Without a sample of the new worm that an Iranian official says attacked the country's computers, it's impossible to verify his claims, a security researcher said Monday.
Kevin Haley, the director of Symantec's security response group, said that his team has not found an example of the worm, dubbed "Stars" by the Iranian military commander responsible for investigating Stuxnet, the sophisticated malware that attacked the country's uranium enrichment facilities beginning in June 2009.
"Generally, samples [of malware] do get traded among security vendors," said Haley, explaining that when one antivirus company lacks malware it wants to analyze, it asks other firms to share their samples. "[Iran'] makes this a little more difficult, because we have no direct relationships there," added Haley. "But perhaps someone else does."
Although Symantec has asked researchers in other companies if they have a sample, as of late Monday it has not been able to acquire one.
No other security vendor has stepped forward to say it has a copy of Stars.
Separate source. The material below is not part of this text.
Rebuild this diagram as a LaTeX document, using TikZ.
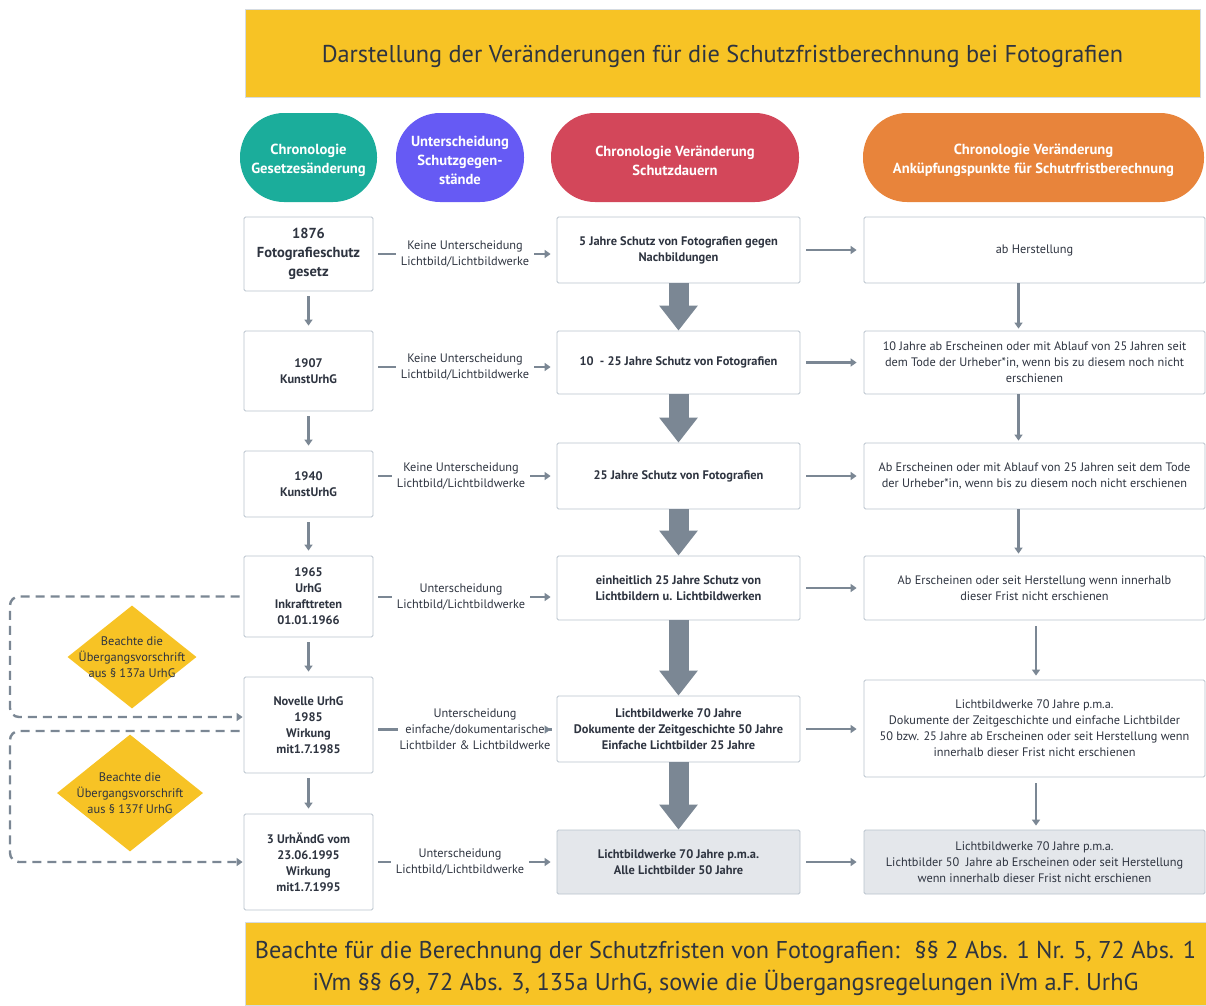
\documentclass[tikz,border=0pt]{standalone}
\usepackage{fontspec}
\setmainfont{PT Sans}
\usetikzlibrary{arrows.meta,positioning,shapes.geometric}
\definecolor{ink}{HTML}{2E3440}
\definecolor{frame}{HTML}{B9C3CD}
\definecolor{arrowgray}{HTML}{7B8794}
\definecolor{sunbg}{HTML}{F7C325}
\definecolor{tealbg}{HTML}{1BAD9B}
\definecolor{violetbg}{HTML}{665AF4}
\definecolor{redbg}{HTML}{D3475A}
\definecolor{orangebg}{HTML}{E8843B}
\definecolor{greybox}{HTML}{E4E7EB}
\tikzset{
  banner/.style={draw=frame!60,fill=sunbg,line width=0.5pt,align=center,
                 text=ink,inner sep=0pt,font=\fontsize{24.3}{32}\selectfont},
  pill/.style={rounded corners=44pt,minimum height=89pt,inner sep=0pt,
               align=center,text=white,text height=35.5pt,
               font=\fontsize{14.6}{19}\selectfont\bfseries},
  lawbox/.style={draw=frame,fill=white,line width=0.8pt,rounded corners=1.5pt,
                 align=center,inner sep=0pt,minimum width=129pt,text=ink,
                 font=\fontsize{12.4}{16}\selectfont\bfseries},
  periodbox/.style={draw=frame,fill=white,line width=0.8pt,rounded corners=1.5pt,
                    align=center,inner sep=0pt,minimum width=243pt,text=ink,
                    font=\fontsize{12.4}{16}\selectfont\bfseries},
  pointbox/.style={draw=frame,fill=white,line width=0.8pt,rounded corners=1.5pt,
                   align=center,inner sep=0pt,minimum width=341pt,text=ink,
                   font=\fontsize{12.3}{16}\selectfont},
  splitlabel/.style={align=center,inner sep=5pt,text=ink,
                     font=\fontsize{12.3}{16}\selectfont},
  hintdiamond/.style={diamond,fill=sunbg,inner sep=0pt},
  hinttext/.style={align=center,text=ink,font=\fontsize{12.4}{16}\selectfont},
  thinline/.style={line width=2.4pt,draw=arrowgray},
  thinarr/.style={-{Triangle[length=6pt,width=8pt]},line width=2.4pt,
                  draw=arrowgray},
  bigarr/.style={-{Triangle[length=25pt,width=37pt]},line width=20pt,
                 draw=arrowgray},
  looparr/.style={-{Triangle[length=6pt,width=8pt]},line width=2.4pt,
                  draw=arrowgray,dashed,dash pattern=on 9pt off 6pt,
                  rounded corners=9pt}
}

\begin{document}
\begin{tikzpicture}[x=1pt,y=-1pt,>=Stealth]
    \path[use as bounding box] (0,0) rectangle (1206,1005);

    \node[banner,minimum width=955pt,minimum height=88pt,text height=24pt] (title) at (722.5,53)
      {Darstellung der Veränderungen für die Schutzfristberechnung bei Fotografien};

    \node[pill,fill=tealbg,minimum width=137pt] (hlaw) at (308.5,157.5)
      {Chronologie\\Gesetzesänderung};
    \node[pill,fill=violetbg,minimum width=128pt,text height=54.5pt] (hsplit) at (460,157.5)
      {Unterscheidung\\Schutzgegen-\\stände};
    \node[pill,fill=redbg,minimum width=248pt] (hperiod) at (675,157.5)
      {Chronologie Veränderung\\Schutzdauern};
    \node[pill,fill=orangebg,minimum width=341pt] (hpoint) at (1033.5,157.5)
      {Chronologie Veränderung\\Anküpfungspunkte für Schutrfristberechnung};

    \node[lawbox,minimum height=74pt,font=\fontsize{14.5}{19}\selectfont\bfseries]
      (l1) at (308.5,254) {1876\\Fotografieschutz\\gesetz};
    \node[lawbox,minimum height=80pt] (l2) at (308.5,371) {1907\\KunstUrhG};
    \node[lawbox,minimum height=66pt] (l3) at (308.5,484) {1940\\KunstUrhG};
    \node[lawbox,minimum height=81pt] (l4) at (308.5,596.5)
      {1965\\UrhG\\Inkrafttreten\\01.01.1966};
    \node[lawbox,minimum height=96pt] (l5) at (308.5,725)
      {Novelle UrhG\\1985\\Wirkung\\mit1.7.1985};
    \node[lawbox,minimum height=96pt] (l6) at (308.5,862)
      {3 UrhÄndG vom\\23.06.1995\\Wirkung\\mit1.7.1995};

    \node[splitlabel] (t1) at (465,254) {Keine Unterscheidung\\Lichtbild/Lichtbildwerke};
    \node[splitlabel] (t2) at (465,367) {Keine Unterscheidung\\Lichtbild/Lichtbildwerke};
    \node[splitlabel] (t3) at (461,476) {Keine Unterscheidung\\Lichtbild/Lichtbildwerke};
    \node[splitlabel] (t4) at (461,597) {Unterscheidung\\Lichtbild/Lichtbildwerke};
    \node[splitlabel,inner sep=1pt] (t5) at (475,729.5)
      {Unterscheidung\\einfache/dokumentarische\\Lichtbilder \& Lichtbildwerke};
    \node[splitlabel] (t6) at (460,862) {Unterscheidung\\Lichtbild/Lichtbildwerke};

    \node[periodbox,minimum height=66pt] (m1) at (678.5,250)
      {5 Jahre Schutz von Fotografien gegen\\Nachbildungen};
    \node[periodbox,minimum height=63pt] (m2) at (678.5,362.5)
      {10 \ - 25 Jahre Schutz von Fotografien};
    \node[periodbox,minimum height=66pt] (m3) at (678.5,476)
      {25 Jahre Schutz von Fotografien};
    \node[periodbox,minimum height=64pt] (m4) at (678.5,588)
      {einheitlich 25 Jahre Schutz von\\Lichtbildern u. Lichtbildwerken};
    \node[periodbox,minimum height=66pt] (m5) at (678.5,729)
      {Lichtbildwerke 70 Jahre\\Dokumente der Zeitgeschichte 50 Jahre\\Einfache Lichtbilder 25 Jahre};
    \node[periodbox,minimum height=64pt,fill=greybox] (m6) at (678.5,862)
      {Lichtbildwerke 70 Jahre p.m.a.\\Alle Lichtbilder 50 Jahre};

    \node[pointbox,minimum height=66pt] (r1) at (1034.5,250) {ab Herstellung};
    \node[pointbox,minimum height=63pt] (r2) at (1034.5,362.5)
      {10 Jahre ab Erscheinen oder mit Ablauf von 25 Jahren seit\\dem Tode der Urheber*in, wenn bis zu diesem noch nicht\\erschienen};
    \node[pointbox,minimum height=66pt] (r3) at (1034.5,476)
      {Ab Erscheinen oder mit Ablauf von 25 Jahren seit dem Tode\\der Urheber*in, wenn bis zu diesem noch nicht erschienen};
    \node[pointbox,minimum height=64pt] (r4) at (1034.5,588)
      {Ab Erscheinen oder seit Herstellung wenn innerhalb\\dieser Frist nicht erschienen};
    \node[pointbox,minimum height=97pt] (r5) at (1034.5,728.5)
      {Lichtbildwerke 70 Jahre p.m.a.\\Dokumente der Zeitgeschichte und einfache Lichtbilder\\50 bzw. 25 Jahre ab Erscheinen oder seit Herstellung wenn\\innerhalb dieser Frist nicht erschienen};
    \node[pointbox,minimum height=64pt,fill=greybox] (r6) at (1034.5,862)
      {Lichtbildwerke 70 Jahre p.m.a.\\Lichtbilder 50 \ Jahre ab Erscheinen oder seit Herstellung\\wenn innerhalb dieser Frist nicht erschienen};

    \node[hintdiamond,minimum width=129pt,minimum height=103pt,
          label={[hinttext]center:{Beachte die\\Übergangsvorschrift\\aus § 137a UrhG}}]
      (d1) at (132,657) {};
    \node[hintdiamond,minimum width=146pt,minimum height=117pt,
          label={[hinttext]center:{Beachte die\\Übergangsvorschrift\\aus § 137f UrhG}}]
      (d2) at (130,793) {};
    \coordinate (loopa) at (10,657);
    \coordinate (loopb) at (10,793);

    \node[banner,minimum width=961pt,minimum height=83pt,text height=60pt] (note) at (725.5,963.5)
      {Beachte für die Berechnung der Schutzfristen von Fotografien: \ §§ 2 Abs. 1 Nr. 5, 72 Abs. 1\\iVm §§ 69, 72 Abs. 3, 135a UrhG, sowie die Übergangsregelungen iVm a.F. UrhG};

    \foreach \a/\b in {l1/l2,l2/l3,l3/l4,l4/l5,l5/l6}
      \draw[thinarr,shorten <=5pt,shorten >=5pt] (\a) -- (\b);

    \foreach \i in {1,...,6} {
      \draw[thinline,shorten <=5pt] (t\i.west -| l\i.east) -- (t\i.west);
      \draw[thinarr,shorten >=6pt] (t\i.east) -- (t\i.east -| m\i.west);
      \draw[thinarr,shorten <=6pt,shorten >=7pt] (m\i.east) -- (m\i.east -| r\i.west);
    }

    \foreach \a/\b in {m1/m2,m2/m3,m3/m4,m4/m5,m5/m6}
      \draw[bigarr] (\a) -- (\b);

    \foreach \a/\b in {r1/r2,r2/r3,r3/r4}
      \draw[thinarr,shorten >=2pt] ([xshift=-16pt]\a.south) -- ([xshift=-16pt]\b.north);
    \foreach \a/\b in {r4/r5,r5/r6}
      \draw[thinarr,shorten <=6pt,shorten >=4pt] ([xshift=1.5pt]\a.south) -- ([xshift=1.5pt]\b.north);

    \draw[looparr,shorten <=4pt,shorten >=1pt] (l4.west) -| (loopa) |- ([yshift=8pt]l5.west);
    \draw[looparr,shorten <=4pt,shorten >=1pt] ([yshift=-6pt]l5.west) -| (loopb) |- (l6.west);
  \end{tikzpicture}
\end{document}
Security experts need the malware to corroborate claims by Brigadier Gen. Gholam Reza Jalali, the head of Iran's Passive Defense Organization, the military unit that defends the country's nuclear program.
On Monday, Jalali told Iran's Mehr News Agency that the Stars worm had been detected and thwarted, but provided no information on its function or targets, or when it was discovered.
Jalali's claim came just a week after he blamed Siemens for helping U.S. and Israeli teams create Stuxnet.
Stuxnet, which targeted industrial control systems manufactured by Siemens, has been called a "groundbreaking" piece of malware because it used multiple "zero-day" vulnerabilities, hid while it wreaked havoc on Iran's uranium enrichment hardware, and required enormous resources to create.
It's possible that Stars was not a targeted attack aimed at Iran, but simply part of a more traditional broad-based assault, said Haley.
"It could be a mass attack that got through their defenses," he said. "That could have raised the alarm. They're already paranoid about attacks."
Symantec sees millions of threats every day, the vast majority of which are not targeted, Haley said.
If that's the case, trying to identify Stars would be impossible. "In the case of Stuxnet, we actually had samples, we just didn't understand the significance of the threat until later," Haley said. "Finding [Stars] in our database would be like finding a needle in a haystack" without more information from Iran.
"And even if we found something, we wouldn't know if it was the one they're talking about," said Haley.
Other antivirus vendors, including Helsinki-based F-Secure and U.K. securitycompany Sophos, also acknowledged that they could not verify Iran's claims.
"We can't tie this case to any particular sample we might already have," admitted Mikko Hypponen, F-Secure's chief research officer, in a blog post Monday. "We don't know if Iran[ian] officials have just found some ordinary Windows worm and announced it to be a cyber war attack."
Graham Cluley, a senior security technology consultant at Sophos, also said his company had not been able to identify the malware.